Following his success with BRE, Tilton and his wife, Adelle, founded Tilton Engineering in El Segundo, Calif., and earned a reputation for developing some of the most innovative products of the time. They relocated in 1979 to a larger facility in Buellton, Calif., where the company remains today.
Buellton, CA — McLane “Mac” Tilton, former crew chief for the Brock Racing Enterprises’ team that won the 1971 and 1972 Trans Am championships, passed away April 7.
Tilton’s products, designed primarily for racing use, are found worldwide in nearly every form of racing.
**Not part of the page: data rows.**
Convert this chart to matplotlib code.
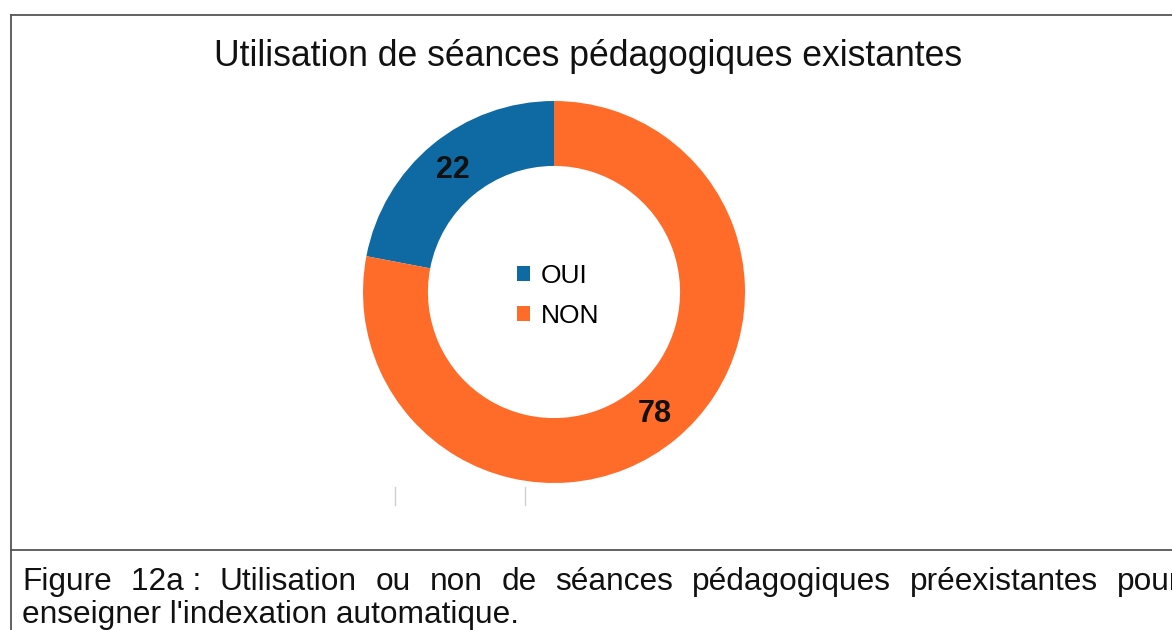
import matplotlib
matplotlib.use("Agg")
import matplotlib.pyplot as plt

plt.rcParams.update({
    "font.family": ["Liberation Sans", "DejaVu Sans"],
})

# données
categories = ["OUI", "NON"]
values = [22, 78]
colors = ["#0f6aa3", "#ff6b29"]

title = "Utilisation de séances pédagogiques existantes"
caption_l1 = "Figure 12a\u00a0: Utilisation ou non de séances pédagogiques préexistantes pour"
caption_l2 = "enseigner l'indexation automatique."

W, H = 1172, 630
fig = plt.figure(figsize=(W / 100, H / 100), dpi=100)

# overlay in pixel coordinates for frame + caption
bg = fig.add_axes([0, 0, 1, 1])
bg.set_xlim(0, W)
bg.set_ylim(H, 0)
bg.axis("off")

frame_col = "#555555"
bg.plot([11, W + 5], [15, 15], color=frame_col, lw=1.3)
bg.plot([11, 11], [15, H + 5], color=frame_col, lw=1.3)
bg.plot([11, W + 5], [550, 550], color=frame_col, lw=1.3)

# small grey marks under the chart
for x in (395, 525):
    bg.plot([x, x], [487, 505], color="#cfcfcf", lw=1.0)

bg.text(588, 66, title, ha="center", va="baseline", fontsize=25.6, color="#111111")

# donut
cx, cy, r = 554, 292, 191
ax = fig.add_axes([(cx - r) / W, (H - cy - r) / H, 2 * r / W, 2 * r / H])
wedges, _, autotexts = ax.pie(
    values, colors=colors, startangle=90, counterclock=True,
    radius=1.0, wedgeprops=dict(width=0.34, linewidth=0),
    autopct=lambda p: f"{p:.0f}", pctdistance=0.83,
    textprops=dict(fontsize=22, fontweight="bold", color="#111111"),
)
ax.set_xlim(-1, 1)
ax.set_ylim(-1, 1)
ax.set_aspect("equal")
ax.axis("off")
ax.legend(wedges, categories, loc="center", bbox_to_anchor=(0.51, 0.49),
          frameon=False, fontsize=19, handlelength=0.5, handleheight=0.5,
          handletextpad=0.4, labelspacing=0.6)

# justified caption, first line
fig.canvas.draw()
renderer = fig.canvas.get_renderer()
words = caption_l1.split(" ")
left, right, y1 = 22, 1180, 590
tmp = []
widths = []
for w in words:
    t = bg.text(0, y1, w, fontsize=22.8, ha="left", va="baseline", color="#111111")
    bb = t.get_window_extent(renderer)
    widths.append(bb.width)
    tmp.append(t)
gap = (right - left - sum(widths)) / (len(words) - 1)
x = left
for t, wd in zip(tmp, widths):
    t.set_x(x)
    x += wd + gap

bg.text(left, 623, caption_l2, fontsize=22.8, ha="left", va="baseline", color="#111111")

fig.savefig("out.png", dpi=100)
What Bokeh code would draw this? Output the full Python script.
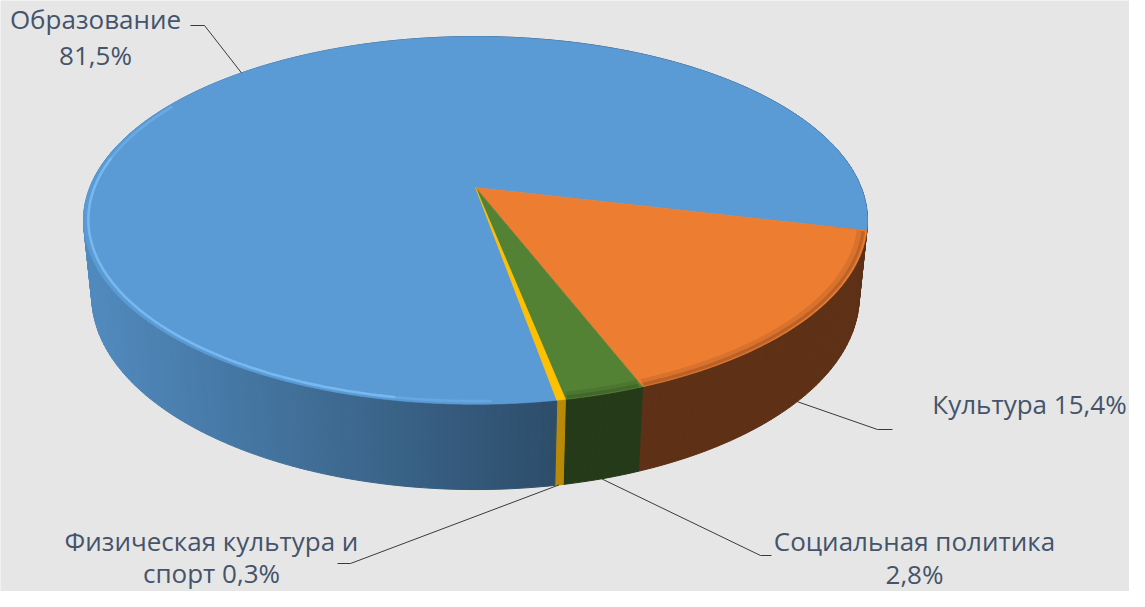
import numpy as np
from bokeh.plotting import figure
from bokeh.models import Range1d
from bokeh.embed import file_html
from bokeh.resources import INLINE
from bokeh.core.properties import value

# ---------------- data ----------------
categories = ["Образование", "Культура", "Социальная политика", "Физическая культура и спорт"]
shares = [81.5, 15.4, 2.8, 0.3]
label_lines = [["Образование", "{p}"], ["Культура {p}"], ["Социальная политика", "{p}"],
               ["Физическая культура и", "спорт {p}"]]

# ---------------- style ----------------
top_colors = ["#5b9bd5", "#ed7d31", "#548235", "#ffc000"]
side_colors = [None, "#5e3116", "#243a19", "#b88a08"]
BG = "#e7e6e6"
TXT = "#44546a"
FONT = "Open Sans"
FS = "26px"

# 3D projection parameters (pixel space of the 1145x607 page)
CX, CY = 483.0, 195.0
F, L = 1913.0, 4.96
SIN = 0.4615
COS = float(np.sqrt(1 - SIN ** 2))
H = 0.223
START = 170.0  # first slice angle, degrees clockwise from the back


def proj(theta_deg, r=1.0, z=0.0):
    t = np.radians(theta_deg)
    u, w = r * np.sin(t), r * np.cos(t)
    depth = L + w * COS - z * SIN
    x = CX + F * u / depth
    y = CY - F * (w * SIN + z * COS) / depth
    return x, y


def rgb(hexc):
    return tuple(int(hexc[i:i + 2], 16) for i in (1, 3, 5))


def scale(hexc, f):
    r, g, b = rgb(hexc)
    return "#%02x%02x%02x" % tuple(int(max(0, min(255, c * f))) for c in (r, g, b))


total = sum(shares)
bounds = [START]
for s in shares:
    bounds.append(bounds[-1] + 360.0 * s / total)

p = figure(width=1129, height=591, x_range=Range1d(8, 1137), y_range=Range1d(599, 8),
           output_backend="svg", toolbar_location=None, min_border=0)
p.axis.visible = False
p.grid.visible = False
p.outline_line_color = None
p.background_fill_color = BG
p.border_fill_color = BG

# ---- side walls (back to front) ----
quads = []
for i in range(len(shares)):
    a0, a1 = bounds[i], bounds[i + 1]
    n = max(1, int(np.ceil((a1 - a0) / 1.0)))
    angs = np.linspace(a0, a1, n + 1)
    for j in range(n):
        ta, tb = angs[j], angs[j + 1]
        xa, ya = proj(ta)
        xb, yb = proj(tb)
        xc, yc = proj(tb, z=-H)
        xd, yd = proj(ta, z=-H)
        mid = 0.5 * (ta + tb)
        wmid = np.cos(np.radians(mid))
        if side_colors[i] is None:
            xm = 0.5 * (xa + xb)
            f = 0.5 + 0.4 * (565 - xm) / 475.0
            f = max(0.5, min(0.9, f))
            col = scale(top_colors[i], f)
        else:
            col = side_colors[i]
        quads.append((wmid, [xa, xb, xc, xd], [ya, yb, yc, yd], col))
quads.sort(key=lambda q: -q[0])
p.patches([q[1] for q in quads], [q[2] for q in quads],
          fill_color=[q[3] for q in quads], line_color=[q[3] for q in quads], line_width=1)

# ---- top faces ----
txs, tys = [], []
for i in range(len(shares)):
    a0, a1 = bounds[i], bounds[i + 1]
    n = max(2, int(np.ceil((a1 - a0) / 0.5)))
    angs = np.linspace(a0, a1, n + 1)
    xs, ys = proj(angs)
    txs.append([CX] + list(xs))
    tys.append([CY] + list(ys))
p.patches(txs, tys, fill_color=top_colors, line_color=top_colors, line_width=0.6)

# ---- rim effects ----
# highlight on blue front-left rim
for a_s, a_e, alpha in [(178, 190, 0.35), (190, 280, 0.85), (280, 300, 0.45)]:
    angs = np.linspace(a_s, a_e, 60)
    hx, hy = proj(angs, r=0.988)
    p.line(hx, hy, line_color="#7dbdf5", line_width=2.6, line_alpha=alpha)
# soft shadow on orange / green front rim
for i in (1, 2):
    angs = np.linspace(bounds[i] + 0.3, bounds[i + 1] - 0.3, 80)
    for r, lw, al in [(0.984, 7, 0.14), (0.992, 3.5, 0.25)]:
        sx, sy = proj(angs, r=r)
        p.line(sx, sy, line_color=side_colors[i], line_width=lw, line_alpha=al)

# ---- leader lines and labels ----
mids = [0.5 * (bounds[i] + bounds[i + 1]) for i in range(len(shares))]
pct = [("%.1f" % s).replace(".", ",") + "%" for s in shares]

anchors = [proj(mids[0]), proj(mids[1], z=-H), proj(mids[2], z=-H), proj(mids[3], z=-H)]
elbows = [[(212, 33), (198, 33)], [(885, 437), (900, 437)], [(768, 563), (779, 563)],
          [(358, 571), (345, 571)]]
for (ax, ay), el in zip(anchors, elbows):
    p.line([ax] + [e[0] for e in el], [ay] + [e[1] for e in el], line_color="#3a3a3a", line_width=1)

label_pos = [[(103, 26), (103, 62)], [(1037, 411)], [(922, 548), (922, 581)],
             [(219, 548), (219, 580)]]
tx, ty, tt = [], [], []
for lines, pos, pc in zip(label_lines, label_pos, pct):
    for s, (x, y) in zip(lines, pos):
        tx.append(x)
        ty.append(y)
        tt.append(s.format(p=pc))
p.text(tx, ty, text=tt, text_font=value(FONT), text_font_size=FS, text_color=TXT,
       text_align="center", text_baseline="middle")

open("out.html", "w").write(file_html(p, INLINE))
Its driveline components win numerous championships each year, including 22 NASCAR Cup championships between 1990 and 2015.
Of the numerous innovations Tilton brought to the racing world, the most heralded is the carbon/carbon racing clutch — awarded a United States Patent and the 1988 Louis Schwitzer Award for the technology behind this race industry changing innovation.
The first carbon/carbon clutch to be used in F1, it won its first race at the 1987 Detroit Grand Prix in Aryton Senna’s Lotus-Honda. Today, the technology developed by Tilton is found in nearly every carbon/carbon racing clutch.
Peter Brock paid tribute to Tilton on the BRE Datsun Facebook page:
“Anyone who has been around serious automotive competition in the last 50 years knows the name Tilton Engineering. When you needed the best, you called Mac. Whether it was advice or hardware, he had the answers. The loss is deeply personal to me, not only because of his longstanding friendship but also because we here at BRE could never have accomplished what we did without his amazing talent. His years at BRE (prior to his forming Tilton Engineering) were just a small segment of his inventive timeline. Mac’s contributions are evident in every realm of the sport from club racing to Formula One. Mac was one of those special, practical innovators who changed the world of racing because he had the ability to visualize a solution when it was needed and then could create it almost overnight so it was ready to test the next morning.”
“Quality and perfection were Tilton characteristics derived from his little-known expertise as a gunsmith. He was a virtuoso on a lathe or Bridgeport long before automatic electrical measurement became accepted. Mac was the kind of guy who would put in whatever hours it took to create the solution from scratch and raw metal. I remember going home one night wondering how we might solve a difficult problem only to come in the next morning to find Mac had the finished part ready to go. His genius will forever be remembered as his talent still surrounds us every day in well-finished mechanical reminders of how good production components should look and function. Thanks, Mac …you were the best.”